> _Dataset excerpt_

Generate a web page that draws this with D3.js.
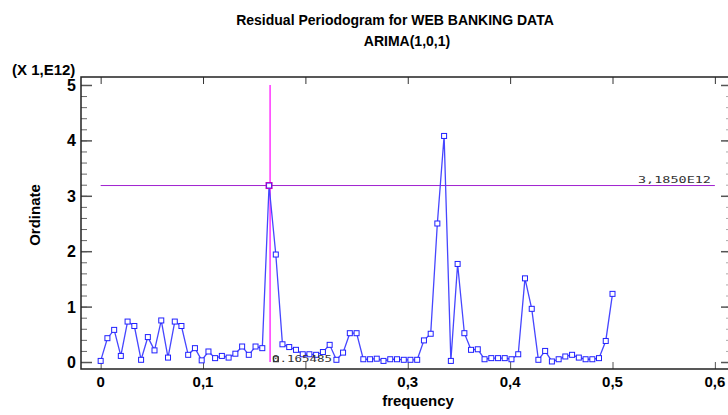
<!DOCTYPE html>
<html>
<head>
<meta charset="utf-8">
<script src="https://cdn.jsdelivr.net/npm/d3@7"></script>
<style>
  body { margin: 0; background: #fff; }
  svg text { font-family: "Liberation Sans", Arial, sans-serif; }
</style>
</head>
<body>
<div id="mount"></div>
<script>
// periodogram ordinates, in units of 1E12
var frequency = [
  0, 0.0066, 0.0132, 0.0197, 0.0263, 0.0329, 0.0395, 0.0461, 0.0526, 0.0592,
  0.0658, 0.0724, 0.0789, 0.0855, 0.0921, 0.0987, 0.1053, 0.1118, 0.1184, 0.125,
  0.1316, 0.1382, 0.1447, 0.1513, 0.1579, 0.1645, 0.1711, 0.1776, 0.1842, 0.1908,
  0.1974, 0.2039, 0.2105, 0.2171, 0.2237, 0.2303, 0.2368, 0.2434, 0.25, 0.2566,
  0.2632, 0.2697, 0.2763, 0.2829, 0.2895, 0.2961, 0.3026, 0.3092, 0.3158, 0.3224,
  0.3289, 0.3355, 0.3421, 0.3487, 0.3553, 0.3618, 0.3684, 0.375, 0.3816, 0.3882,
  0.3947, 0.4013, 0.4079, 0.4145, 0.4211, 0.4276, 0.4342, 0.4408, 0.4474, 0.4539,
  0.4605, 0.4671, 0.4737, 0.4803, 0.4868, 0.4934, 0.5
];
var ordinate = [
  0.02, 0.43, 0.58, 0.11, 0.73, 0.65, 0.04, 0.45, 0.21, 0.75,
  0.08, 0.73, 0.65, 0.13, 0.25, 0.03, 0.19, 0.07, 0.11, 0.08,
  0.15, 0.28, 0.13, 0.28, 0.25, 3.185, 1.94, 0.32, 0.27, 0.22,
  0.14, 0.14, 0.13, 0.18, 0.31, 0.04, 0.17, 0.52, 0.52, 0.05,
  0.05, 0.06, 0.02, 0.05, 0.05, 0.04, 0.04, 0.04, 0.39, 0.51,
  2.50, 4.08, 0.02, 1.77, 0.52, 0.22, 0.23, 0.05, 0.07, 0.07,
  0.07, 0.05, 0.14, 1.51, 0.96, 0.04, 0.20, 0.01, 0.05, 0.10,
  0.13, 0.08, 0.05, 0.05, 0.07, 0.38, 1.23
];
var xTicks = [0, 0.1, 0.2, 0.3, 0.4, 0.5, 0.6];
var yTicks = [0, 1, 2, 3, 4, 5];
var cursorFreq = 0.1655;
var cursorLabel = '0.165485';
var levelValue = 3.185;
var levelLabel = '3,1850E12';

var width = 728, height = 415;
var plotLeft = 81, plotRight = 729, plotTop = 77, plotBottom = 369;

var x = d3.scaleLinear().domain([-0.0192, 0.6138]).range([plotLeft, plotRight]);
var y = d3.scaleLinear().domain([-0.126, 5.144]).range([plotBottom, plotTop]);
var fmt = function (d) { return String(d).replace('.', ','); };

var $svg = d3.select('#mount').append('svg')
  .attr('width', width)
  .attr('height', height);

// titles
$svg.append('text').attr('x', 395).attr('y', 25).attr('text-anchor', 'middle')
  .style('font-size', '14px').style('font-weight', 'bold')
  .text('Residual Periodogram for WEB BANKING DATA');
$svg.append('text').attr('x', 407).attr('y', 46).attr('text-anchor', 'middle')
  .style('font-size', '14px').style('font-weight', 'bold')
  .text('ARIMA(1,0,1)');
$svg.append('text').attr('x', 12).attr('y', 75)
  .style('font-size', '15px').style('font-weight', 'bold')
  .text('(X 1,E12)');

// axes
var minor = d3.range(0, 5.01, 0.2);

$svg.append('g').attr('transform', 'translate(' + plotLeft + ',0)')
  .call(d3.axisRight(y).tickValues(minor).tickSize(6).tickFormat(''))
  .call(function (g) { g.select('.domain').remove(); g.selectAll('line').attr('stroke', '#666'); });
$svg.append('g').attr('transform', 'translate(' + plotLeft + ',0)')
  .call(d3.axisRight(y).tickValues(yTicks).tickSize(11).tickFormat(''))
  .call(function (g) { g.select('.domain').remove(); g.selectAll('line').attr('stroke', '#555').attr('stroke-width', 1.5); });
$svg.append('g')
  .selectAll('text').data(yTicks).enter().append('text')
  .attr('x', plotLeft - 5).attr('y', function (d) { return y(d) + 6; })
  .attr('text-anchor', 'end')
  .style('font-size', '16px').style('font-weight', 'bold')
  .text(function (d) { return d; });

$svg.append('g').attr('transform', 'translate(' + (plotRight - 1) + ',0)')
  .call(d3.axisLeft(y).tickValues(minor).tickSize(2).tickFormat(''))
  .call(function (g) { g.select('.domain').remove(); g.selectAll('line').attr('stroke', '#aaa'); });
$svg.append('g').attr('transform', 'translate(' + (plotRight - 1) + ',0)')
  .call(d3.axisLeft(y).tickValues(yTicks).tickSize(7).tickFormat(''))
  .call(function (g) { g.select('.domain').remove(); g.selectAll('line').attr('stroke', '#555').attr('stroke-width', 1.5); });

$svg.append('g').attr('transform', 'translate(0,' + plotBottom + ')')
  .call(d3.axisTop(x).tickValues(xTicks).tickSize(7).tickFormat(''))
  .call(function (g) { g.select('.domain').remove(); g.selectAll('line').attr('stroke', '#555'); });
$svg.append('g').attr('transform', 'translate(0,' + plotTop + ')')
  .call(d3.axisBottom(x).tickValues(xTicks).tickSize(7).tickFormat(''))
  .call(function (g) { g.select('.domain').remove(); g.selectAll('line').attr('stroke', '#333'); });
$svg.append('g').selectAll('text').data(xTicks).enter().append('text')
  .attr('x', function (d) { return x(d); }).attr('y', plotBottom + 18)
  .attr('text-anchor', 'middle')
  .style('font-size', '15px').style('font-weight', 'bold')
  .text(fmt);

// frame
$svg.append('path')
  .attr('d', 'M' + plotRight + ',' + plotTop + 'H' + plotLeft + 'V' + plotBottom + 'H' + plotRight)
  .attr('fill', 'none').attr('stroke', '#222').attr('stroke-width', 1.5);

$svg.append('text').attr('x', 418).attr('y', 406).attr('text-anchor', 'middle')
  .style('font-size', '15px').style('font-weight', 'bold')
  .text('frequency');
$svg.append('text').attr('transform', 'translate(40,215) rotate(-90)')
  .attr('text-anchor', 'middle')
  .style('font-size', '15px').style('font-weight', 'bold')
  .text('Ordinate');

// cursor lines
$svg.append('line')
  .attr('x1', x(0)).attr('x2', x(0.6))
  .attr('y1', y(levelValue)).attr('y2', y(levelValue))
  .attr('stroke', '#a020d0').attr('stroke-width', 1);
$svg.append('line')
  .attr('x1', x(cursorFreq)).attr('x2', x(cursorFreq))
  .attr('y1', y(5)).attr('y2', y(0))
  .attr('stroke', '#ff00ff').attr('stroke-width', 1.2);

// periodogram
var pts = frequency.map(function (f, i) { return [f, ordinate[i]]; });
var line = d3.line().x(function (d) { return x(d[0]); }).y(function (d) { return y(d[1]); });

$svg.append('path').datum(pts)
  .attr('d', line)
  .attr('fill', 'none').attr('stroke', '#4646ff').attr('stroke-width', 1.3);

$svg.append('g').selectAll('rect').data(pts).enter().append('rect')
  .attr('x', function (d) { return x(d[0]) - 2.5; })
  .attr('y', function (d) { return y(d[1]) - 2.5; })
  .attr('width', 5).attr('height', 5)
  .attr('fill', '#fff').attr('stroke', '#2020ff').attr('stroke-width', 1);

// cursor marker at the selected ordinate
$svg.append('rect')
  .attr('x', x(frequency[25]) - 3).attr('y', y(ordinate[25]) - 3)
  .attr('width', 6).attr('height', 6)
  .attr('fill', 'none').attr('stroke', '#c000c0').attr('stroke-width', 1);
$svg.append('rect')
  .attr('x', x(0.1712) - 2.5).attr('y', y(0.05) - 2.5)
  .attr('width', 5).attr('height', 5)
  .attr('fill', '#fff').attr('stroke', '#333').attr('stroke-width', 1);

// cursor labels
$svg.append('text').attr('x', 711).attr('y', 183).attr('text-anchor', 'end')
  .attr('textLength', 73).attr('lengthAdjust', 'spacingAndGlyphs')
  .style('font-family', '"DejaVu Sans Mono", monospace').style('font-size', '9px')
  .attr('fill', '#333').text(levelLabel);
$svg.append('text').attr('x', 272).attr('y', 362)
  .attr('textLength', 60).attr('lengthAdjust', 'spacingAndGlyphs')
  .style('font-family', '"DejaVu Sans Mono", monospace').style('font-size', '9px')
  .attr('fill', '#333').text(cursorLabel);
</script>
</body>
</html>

> _Short exercise_
Skip the pictures and restate exactly the lines from the beginning of the listing to the line with "var plotLeft = 81, plotRight", that line included.

> _Result of the task_
Generate a web page that draws this with D3.js.
<!DOCTYPE html>
<html>
<head>
<meta charset="utf-8">
<script src="https://cdn.jsdelivr.net/npm/d3@7"></script>
<style>
  body { margin: 0; background: #fff; }
  svg text { font-family: "Liberation Sans", Arial, sans-serif; }
</style>
</head>
<body>
<div id="mount"></div>
<script>
// periodogram ordinates, in units of 1E12
var frequency = [
  0, 0.0066, 0.0132, 0.0197, 0.0263, 0.0329, 0.0395, 0.0461, 0.0526, 0.0592,
  0.0658, 0.0724, 0.0789, 0.0855, 0.0921, 0.0987, 0.1053, 0.1118, 0.1184, 0.125,
  0.1316, 0.1382, 0.1447, 0.1513, 0.1579, 0.1645, 0.1711, 0.1776, 0.1842, 0.1908,
  0.1974, 0.2039, 0.2105, 0.2171, 0.2237, 0.2303, 0.2368, 0.2434, 0.25, 0.2566,
  0.2632, 0.2697, 0.2763, 0.2829, 0.2895, 0.2961, 0.3026, 0.3092, 0.3158, 0.3224,
  0.3289, 0.3355, 0.3421, 0.3487, 0.3553, 0.3618, 0.3684, 0.375, 0.3816, 0.3882,
  0.3947, 0.4013, 0.4079, 0.4145, 0.4211, 0.4276, 0.4342, 0.4408, 0.4474, 0.4539,
  0.4605, 0.4671, 0.4737, 0.4803, 0.4868, 0.4934, 0.5
];
var ordinate = [
  0.02, 0.43, 0.58, 0.11, 0.73, 0.65, 0.04, 0.45, 0.21, 0.75,
  0.08, 0.73, 0.65, 0.13, 0.25, 0.03, 0.19, 0.07, 0.11, 0.08,
  0.15, 0.28, 0.13, 0.28, 0.25, 3.185, 1.94, 0.32, 0.27, 0.22,
  0.14, 0.14, 0.13, 0.18, 0.31, 0.04, 0.17, 0.52, 0.52, 0.05,
  0.05, 0.06, 0.02, 0.05, 0.05, 0.04, 0.04, 0.04, 0.39, 0.51,
  2.50, 4.08, 0.02, 1.77, 0.52, 0.22, 0.23, 0.05, 0.07, 0.07,
  0.07, 0.05, 0.14, 1.51, 0.96, 0.04, 0.20, 0.01, 0.05, 0.10,
  0.13, 0.08, 0.05, 0.05, 0.07, 0.38, 1.23
];
var xTicks = [0, 0.1, 0.2, 0.3, 0.4, 0.5, 0.6];
var yTicks = [0, 1, 2, 3, 4, 5];
var cursorFreq = 0.1655;
var cursorLabel = '0.165485';
var levelValue = 3.185;
var levelLabel = '3,1850E12';

var width = 728, height = 415;
var plotLeft = 81, plotRight = 729, plotTop = 77, plotBottom = 369;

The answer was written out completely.